The airtightness of a building is a basic requirement that must in all cases be met.

Airtightness is a quality requirement and is the responsibility of professionals.

Leaks in the basic fabric of a building will result in heat loss, draughts and the risk of condensation in the outer walls and roof. The elements on the exterior are protected by the layer of airtightness from humidity generated by interior domestic processes (such as cooking, washing, showering and breathing).

Three-layer safety

Wood frame construction, which owing to its typical multi-tiered structure is open to diffusion, has three important layers that are important for thermal and moisture protection:

  • Windproof seal: It is located on the exterior before the thermal insulation and protects against the flow of outer air and thus against cooling and thermal loss.
  • Vapour seal: It is located on the interior in front of the insulation layer and protects the construction against the diffusion of water vapour, preventing condensation in the constructional element.
  • Airtight layer: It is also located on the interior before the insulation layer and protects the fabric of the building against inflaming room air and the associated risk of condensation. It also prevents draughts in the rooms.
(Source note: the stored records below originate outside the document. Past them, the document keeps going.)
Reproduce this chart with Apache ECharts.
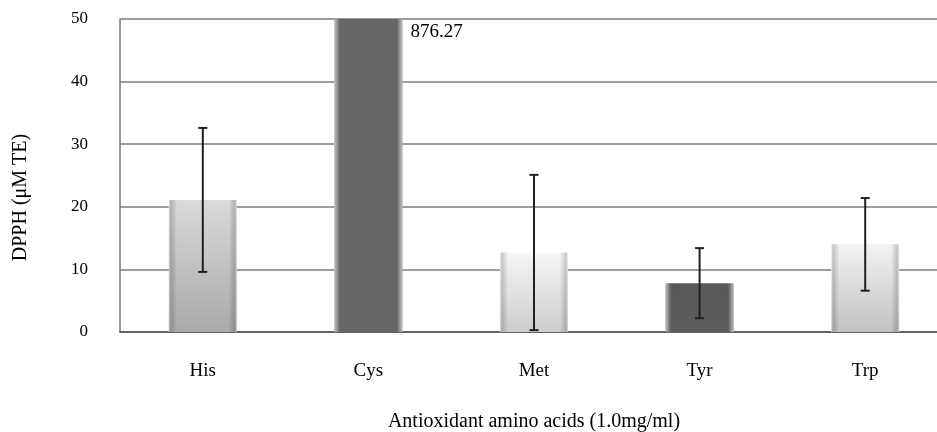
<!DOCTYPE html>
<html>
<head>
<meta charset="utf-8">
<script src="https://cdn.jsdelivr.net/npm/echarts@6/dist/echarts.min.js"></script>
<style>html,body{margin:0;padding:0;background:#fff}#c{width:937px;height:432px}</style>
</head>
<body>
<div id="c"></div>
<script>
var categories = ['His', 'Cys', 'Met', 'Tyr', 'Trp'];
var means = [21.1, 876.27, 12.7, 7.8, 14.0];
var sds = [11.5, null, 12.4, 5.6, 7.4];
var yTicks = [0, 10, 20, 30, 40, 50];
var labelValue = '876.27';

var FONT = '"Liberation Serif", "Times New Roman", serif';
var topColors = ['#dadadc', '#666666', '#f6f6f6', '#585858', '#f2f2f2'];
var bottomColors = ['#a9a9ab', '#666666', '#cdcdcf', '#5c5c5c', '#c2c2c4'];
var dark = [false, true, false, true, false];

function vgrad(i) {
  return new echarts.graphic.LinearGradient(0, 0, 0, 1, [
    {offset: 0, color: topColors[i]},
    {offset: 1, color: bottomColors[i]}
  ]);
}
function hgrad(i) {
  var e = dark[i] ? 'rgba(255,255,255,0.3)' : 'rgba(0,0,0,0.16)';
  var o = dark[i] ? 'rgba(255,255,255,0.6)' : 'rgba(255,255,255,0.45)';
  return new echarts.graphic.LinearGradient(0, 0, 1, 0, [
    {offset: 0, color: o},
    {offset: 0.04, color: e},
    {offset: 0.12, color: 'rgba(0,0,0,0)'},
    {offset: 0.88, color: 'rgba(0,0,0,0)'},
    {offset: 0.96, color: e},
    {offset: 1, color: o}
  ]);
}

var chart = echarts.init(document.getElementById('c'), null, {renderer: 'canvas'});
chart.setOption({
  animation: false,
  backgroundColor: '#ffffff',
  textStyle: {fontFamily: FONT},
  grid: {left: 120, top: 19, width: 828, height: 313, containLabel: false, outerBoundsMode: 'none'},
  xAxis: {
    type: 'category',
    data: categories,
    name: 'Antioxidant amino acids (1.0mg/ml)',
    nameLocation: 'middle',
    nameGap: 80,
    nameTextStyle: {fontFamily: FONT, fontSize: 20, color: '#000'},
    axisLine: {lineStyle: {color: '#505050', width: 1.5}},
    axisTick: {inside: true, length: 10, lineStyle: {color: '#222', width: 1.5}},
    axisLabel: {fontFamily: FONT, fontSize: 19, color: '#000', margin: 30}
  },
  yAxis: {
    type: 'value',
    min: yTicks[0],
    max: yTicks[yTicks.length - 1],
    interval: yTicks[1] - yTicks[0],
    name: 'DPPH (μM TE)',
    nameLocation: 'middle',
    nameRotate: 90,
    nameGap: 89,
    nameTextStyle: {fontFamily: FONT, fontSize: 20, color: '#000', padding: [0, 44, 0, 0]},
    axisLine: {show: true, lineStyle: {color: '#777', width: 1.5}},
    axisTick: {show: false},
    axisLabel: {fontFamily: FONT, fontSize: 17, color: '#000', margin: 32},
    splitLine: {lineStyle: {color: '#7c7c7c', width: 1.5}}
  },
  series: [
    {
      type: 'bar',
      barWidth: 68,
      data: means.map(function (v, i) {
        return {
          value: v,
          itemStyle: {color: vgrad(i)},
          label: i === 1 ? {
            show: true, position: [76, 4], formatter: labelValue,
            fontFamily: FONT, fontSize: 19, color: '#000'
          } : {show: false}
        };
      }),
      z: 2
    },
    {
      type: 'bar',
      barWidth: 68,
      barGap: '-100%',
      silent: true,
      data: means.map(function (v, i) {
        return {value: v, itemStyle: {color: hgrad(i)}};
      }),
      z: 3
    },
    {
      type: 'custom',
      z: 10,
      data: means.map(function (v, i) { return [i, v, sds[i]]; }),
      renderItem: function (params, api) {
        var sd = api.value(2);
        if (sd == null || isNaN(sd)) return null;
        var x = api.value(0), m = api.value(1);
        var hi = api.coord([x, m + sd]);
        var lo = api.coord([x, m - sd]);
        var w = 4.5;
        var st = {stroke: '#231f20', lineWidth: 2};
        return {
          type: 'group',
          children: [
            {type: 'line', shape: {x1: hi[0], y1: hi[1], x2: lo[0], y2: lo[1]}, style: st},
            {type: 'line', shape: {x1: hi[0] - w, y1: hi[1], x2: hi[0] + w, y2: hi[1]}, style: st},
            {type: 'line', shape: {x1: lo[0] - w, y1: lo[1], x2: lo[0] + w, y2: lo[1]}, style: st}
          ]
        };
      }
    }
  ]
});
</script>
</body>
</html>
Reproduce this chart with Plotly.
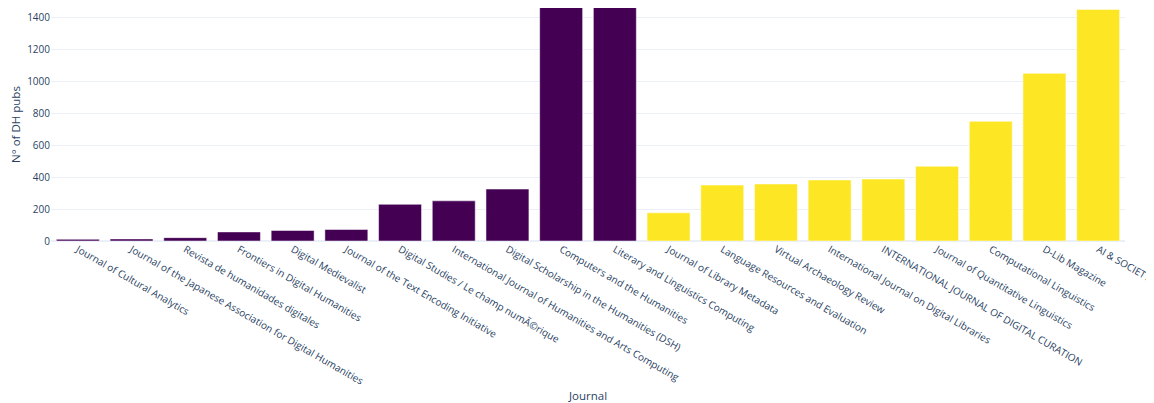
import plotly.graph_objects as go

journals = [
    "Journal of Cultural Analytics",
    "Journal of the Japanese Association for Digital Humanities",
    "Revista de humanidades digitales",
    "Frontiers in Digital Humanities",
    "Digital Medievalist",
    "Journal of the Text Encoding Initiative",
    "Digital Studies / Le champ numÃ©rique",
    "International Journal of Humanities and Arts Computing",
    "Digital Scholarship in the Humanities (DSH)",
    "Computers and the Humanities",
    "Literary and Linguistics Computing",
    "Journal of Library Metadata",
    "Language Resources and Evaluation",
    "Virtual Archaeology Review",
    "International Journal on Digital Libraries",
    "INTERNATIONAL JOURNAL OF DIGITAL CURATION",
    "Journal of Quantitative Linguistics",
    "Computational Linguistics",
    "D-Lib Magazine",
    "AI & SOCIETY",
]
pubs = [11, 13, 21, 57, 66, 72, 230, 252, 326, 1600, 1600, 177, 351, 358, 383, 389, 469, 751, 1052, 1453]
group = ["DH"] * 11 + ["Other"] * 9
group_colors = {"DH": "#440154", "Other": "#fde725"}

fig = go.Figure(go.Bar(
    x=journals,
    y=pubs,
    marker=dict(color=[group_colors[g] for g in group], line=dict(color="white", width=0.5)),
    showlegend=False,
))

fig.update_layout(
    template="plotly_white",
    width=1146,
    height=395,
    margin=dict(l=43, r=29, t=0, b=162, autoexpand=False),
    bargap=0.2,
    font=dict(family="Open Sans, sans-serif", size=10, color="#2a3f5f"),
    xaxis=dict(title=dict(text="Journal", font=dict(size=11.5), standoff=10),
               tickangle=30, automargin=False, tickfont=dict(size=10)),
    yaxis=dict(title=dict(text="N° of DH pubs", font=dict(size=11.5)),
               range=[0, 1462], dtick=200, automargin=False, tickfont=dict(size=10)),
)

fig.write_html("out.html")
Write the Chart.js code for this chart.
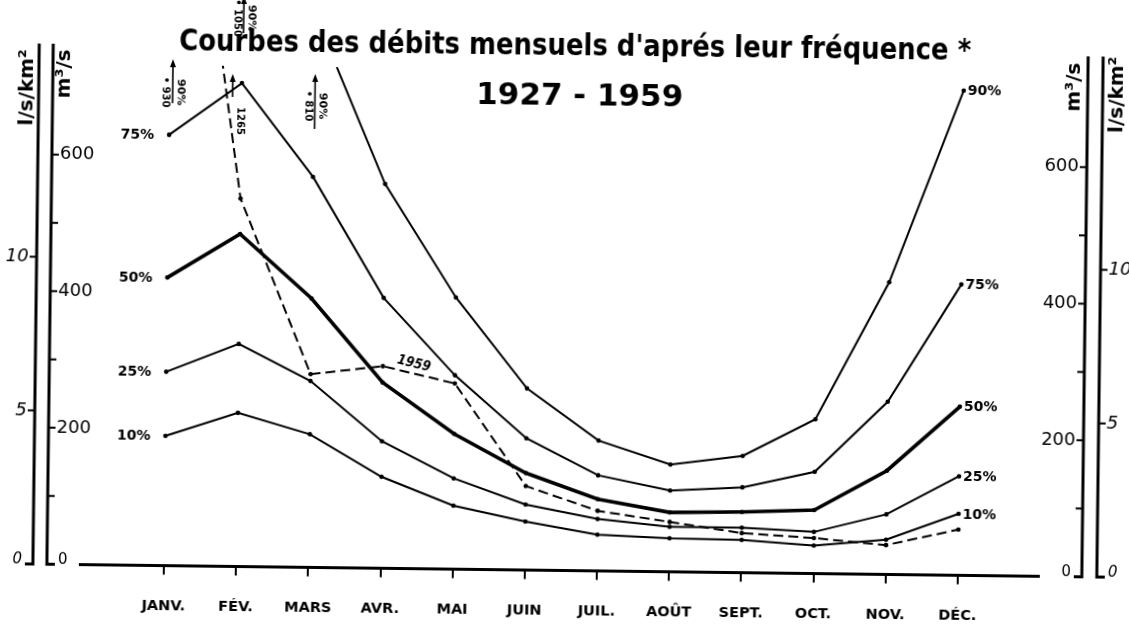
<!DOCTYPE html>
<html lang="fr">
<head>
<meta charset="utf-8">
<title>Courbes des débits mensuels d'aprés leur fréquence, 1927 - 1959</title>
<script src="https://cdn.jsdelivr.net/npm/chart.js@4.4.1/dist/chart.umd.min.js"></script>
<style>
  html, body { margin: 0; padding: 0; background: #fff; overflow: hidden; }
  #wrap { position: relative; width: 1129px; height: 625px; transform: rotate(0.7deg); transform-origin: 50% 50%; }
  canvas { display: block; }
</style>
</head>
<body>
<div id="wrap"><canvas id="c" width="1129" height="625"></canvas></div>
<script>
// Mois de l'année hydrologique
const MONTHS = ['JANV.', 'FÉV.', 'MARS', 'AVR.', 'MAI', 'JUIN', 'JUIL.', 'AOÛT', 'SEPT.', 'OCT.', 'NOV.', 'DÉC.'];

// Débits mensuels (m3/s) selon la fréquence, période 1927 - 1959
const Q90 = [930, 1050, 810, 563, 398, 266, 191, 157, 171, 226, 428, 710];
const Q75 = [631, 708, 572, 396, 284, 193, 140, 119, 125, 149, 253, 426];
const Q50 = [422, 487, 394, 272, 198, 142, 105, 87, 89, 93, 152, 247];
const Q25 = [284, 326, 273, 186, 133, 96, 76, 66, 66, 61, 88, 145];
const Q10 = [190, 225, 195, 134, 93, 71, 53, 49, 48, 41, 51, 90];
// Débits de l'année 1959
const Y1959 = [1265, 539, 283, 296, 272, 123, 88, 73, 58, 52, 43, 67];

// Graduations des axes
const M3S_TICKS = [100, 200, 300, 400, 500, 600];
const M3S_LABELS = [200, 400, 600];
const LSKM_TICKS = [5, 10];
const LSKM_LABELS = [5, 10];

// 1 l/s/km2 correspond à 45 m3/s (bassin d'environ 45 000 km2)
const M3S_PER_LSKM = 45;
const Y_MAX = 733;

// Mise en page
const PLOT = { left: 50, right: 1085, top: 70, bottom: 570.5 };
const X_AXIS_HEIGHT = 54;
const X_FIRST = 167, X_LAST = 961;
const PPU = (X_LAST - X_FIRST) / (MONTHS.length - 1);
const X_MIN = -(X_FIRST - PLOT.left) / PPU;
const X_MAX = X_MIN + (PLOT.right - PLOT.left) / PPU;
const AXIS_TOP = 50;
const FAMILY = '"DejaVu Sans", "Liberation Sans", sans-serif';
const font = (size, weight = 'normal', style = 'normal') => `${style} ${weight} ${size}px ${FAMILY}`;

function series(label, values, width, dash, ends) {
  return {
    label,
    data: values.map((v, i) => ({ x: i, y: v })),
    borderColor: '#000',
    backgroundColor: '#000',
    borderWidth: width,
    borderDash: dash,
    pointRadius: 2.3,
    pointHoverRadius: 2.3,
    pointBorderWidth: 0,
    tension: 0,
    fill: false,
    clip: { left: 10, right: 10, top: 0, bottom: 10 },
    endLabels: ends
  };
}

function arrowUp(ctx, x, top, bottom) {
  ctx.lineWidth = 1.6;
  ctx.beginPath(); ctx.moveTo(x, bottom); ctx.lineTo(x, top + 4); ctx.stroke();
  ctx.beginPath(); ctx.moveTo(x, top); ctx.lineTo(x - 3, top + 8); ctx.lineTo(x + 3, top + 8); ctx.closePath(); ctx.fill();
}

// Renvois pour les débits qui sortent du cadre (position de la flèche et du texte)
const NOTES_90 = [
  { index: 0, dx: 3, top: 64, bottom: 108, mid: 97 },
  { index: 1, dx: 1, top: 0, bottom: 37, mid: 22 },
  { index: 2, dx: 1, top: 77, bottom: 132, mid: 109 }
];

const decor = {
  id: 'decor',
  afterDraw(chart) {
    const { ctx, scales } = chart;
    const yq = scales.y, ys = scales.yls;
    const base = yq.getPixelForValue(0);
    ctx.save();
    ctx.strokeStyle = '#000';
    ctx.fillStyle = '#000';

    // Titre
    ctx.textAlign = 'center';
    ctx.textBaseline = 'middle';
    ctx.font = font(31, 'bold');
    ctx.fillText("Courbes des débits mensuels d'aprés leur fréquence *", 572, 47, 792);
    ctx.font = font(31, 'bold');
    ctx.fillText('1927 - 1959', 577, 97, 215);

    // Axe des abscisses
    ctx.lineWidth = 3;
    ctx.beginPath(); ctx.moveTo(82, base); ctx.lineTo(1043, base); ctx.stroke();

    // Axes verticaux doubles
    const axes = [
      { x: 36, side: -1, scale: ys, ticks: LSKM_TICKS, labels: LSKM_LABELS, italic: true, title: 'l/s/km²', tx: 25, ty: 94 },
      { x: 50, side: 1, scale: yq, ticks: M3S_TICKS, labels: M3S_LABELS, italic: false, title: 'm³/s', tx: 62, ty: 80 },
      { x: 1085, side: -1, scale: yq, ticks: M3S_TICKS, labels: M3S_LABELS, italic: false, title: 'm³/s', tx: 1072, ty: 81 },
      { x: 1100, side: 1, scale: ys, ticks: LSKM_TICKS, labels: LSKM_LABELS, italic: true, title: 'l/s/km²', tx: 1115, ty: 88 }
    ];
    for (const a of axes) {
      ctx.lineWidth = 3;
      ctx.beginPath();
      ctx.moveTo(a.x, AXIS_TOP);
      ctx.lineTo(a.x, base);
      ctx.lineTo(a.x + a.side * 8, base);
      ctx.stroke();
      ctx.lineWidth = 2;
      for (const v of a.ticks) {
        const py = a.scale.getPixelForValue(v);
        ctx.beginPath(); ctx.moveTo(a.x, py); ctx.lineTo(a.x + a.side * 7, py); ctx.stroke();
      }
      ctx.textAlign = a.side > 0 ? 'left' : 'right';
      ctx.textBaseline = 'middle';
      ctx.font = font(18, 'normal', a.italic ? 'italic' : 'normal');
      for (const v of a.labels) {
        ctx.fillText(String(v), a.x + a.side * 8, a.scale.getPixelForValue(v));
      }
      ctx.font = font(15, 'normal', a.italic ? 'italic' : 'normal');
      ctx.fillText('0', a.x + a.side * 11, base - 4);
      ctx.save();
      ctx.translate(a.tx, a.ty);
      ctx.rotate(-Math.PI / 2);
      ctx.textAlign = 'center';
      ctx.font = font(20, 'bold');
      ctx.fillText(a.title, 0, 0);
      ctx.restore();
    }

    // Étiquettes des fréquences aux extrémités des courbes
    ctx.font = font(14, 'bold');
    ctx.textBaseline = 'middle';
    chart.data.datasets.forEach((d, k) => {
      if (!d.endLabels) return;
      const pts = chart.getDatasetMeta(k).data;
      const first = d.data[0].y, last = d.data[d.data.length - 1].y;
      if (first <= Y_MAX) {
        ctx.textAlign = 'right';
        ctx.fillText(d.label, pts[0].x - 15, pts[0].y + 1);
      }
      if (last <= Y_MAX) {
        const p = pts[pts.length - 1];
        ctx.textAlign = 'left';
        ctx.fillText(d.label, p.x + 4, p.y + 1);
      }
    });

    // Renvois pour les valeurs de 90 % hors cadre
    const d90 = chart.data.datasets[0];
    const m90 = chart.getDatasetMeta(0).data;
    for (const n of NOTES_90) {
      const v = d90.data[n.index].y;
      const x = m90[n.index].x + n.dx;
      arrowUp(ctx, x, n.top, n.bottom);
      ctx.save();
      ctx.translate(x, n.mid);
      ctx.rotate(Math.PI / 2);
      ctx.textAlign = 'center';
      ctx.font = font(11, 'bold');
      ctx.textBaseline = 'bottom';
      ctx.fillText(d90.label, 0, -2);
      ctx.font = font(10, 'bold');
      ctx.textBaseline = 'top';
      ctx.fillText('• ' + v, 0, 2);
      ctx.restore();
    }

    // Année 1959 : renvoi du débit de janvier et nom de la courbe
    const k59 = chart.data.datasets.length - 1;
    const d59 = chart.data.datasets[k59];
    const m59 = chart.getDatasetMeta(k59).data;
    const top = chart.chartArea.top;
    const t = (top - m59[0].y) / (m59[1].y - m59[0].y);
    const xc = m59[0].x + t * (m59[1].x - m59[0].x);
    arrowUp(ctx, xc + 10, top + 8, top + 31);
    ctx.save();
    ctx.translate(xc + 18, top + 55);
    ctx.rotate(Math.PI / 2);
    ctx.textAlign = 'center';
    ctx.textBaseline = 'middle';
    ctx.font = font(10, 'bold');
    ctx.fillText(String(d59.data[0].y), 0, 0);
    ctx.restore();

    const a = m59[3], b = m59[4];
    const ang = Math.atan2(b.y - a.y, b.x - a.x);
    ctx.save();
    ctx.translate((a.x + b.x) / 2 - 5, (a.y + b.y) / 2 - 11);
    ctx.rotate(ang);
    ctx.textAlign = 'center';
    ctx.textBaseline = 'middle';
    ctx.font = font(14, 'bold', 'italic');
    ctx.fillText(d59.label, 0, 0, 34);
    ctx.restore();

    ctx.restore();
  }
};

new Chart(document.getElementById('c'), {
  type: 'line',
  data: {
    datasets: [
      series('90%', Q90, 2, [], true),
      series('75%', Q75, 2, [], true),
      series('50%', Q50, 3.6, [], true),
      series('25%', Q25, 2, [], true),
      series('10%', Q10, 2, [], true),
      series('1959', Y1959, 2, [10, 5], false)
    ]
  },
  options: {
    responsive: false,
    animation: false,
    devicePixelRatio: 1,
    events: [],
    layout: { padding: { left: PLOT.left, right: 1129 - PLOT.right, top: PLOT.top, bottom: 625 - PLOT.bottom - X_AXIS_HEIGHT } },
    plugins: { legend: { display: false }, title: { display: false }, tooltip: { enabled: false } },
    scales: {
      x: {
        type: 'linear',
        min: X_MIN,
        max: X_MAX,
        afterBuildTicks: s => { s.ticks = MONTHS.map((m, i) => ({ value: i })); },
        afterFit: s => { s.height = X_AXIS_HEIGHT; },
        ticks: {
          autoSkip: false,
          maxRotation: 0,
          padding: 23,
          color: '#000',
          font: { family: FAMILY, size: 14.5, weight: 'bold' },
          callback: v => MONTHS[v]
        },
        grid: { drawOnChartArea: false, drawTicks: true, tickLength: 9, color: '#000', lineWidth: 2 },
        border: { display: false }
      },
      y: { type: 'linear', display: false, min: 0, max: Y_MAX },
      yls: { type: 'linear', display: false, min: 0, max: Y_MAX / M3S_PER_LSKM }
    }
  },
  plugins: [decor]
});
</script>
</body>
</html>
The blower-door test provides certainty

The blower-door test is a standard recognised method for measuring airtightness and locating leaks. It should be executed when leaks can still be closed, before planking is fitted and floor fill put down.

Tip: The blower-door test is an effective way of ensuring that a house is assured of a good future and that it will retain its value. A convincing argument of quality – also when negotiating with the bank.

 

Peter Müller achieved what is possibly a record-breaking result of n50 = 0.23 in a blower-door test in a wood frame construction in Blegny in June 2010.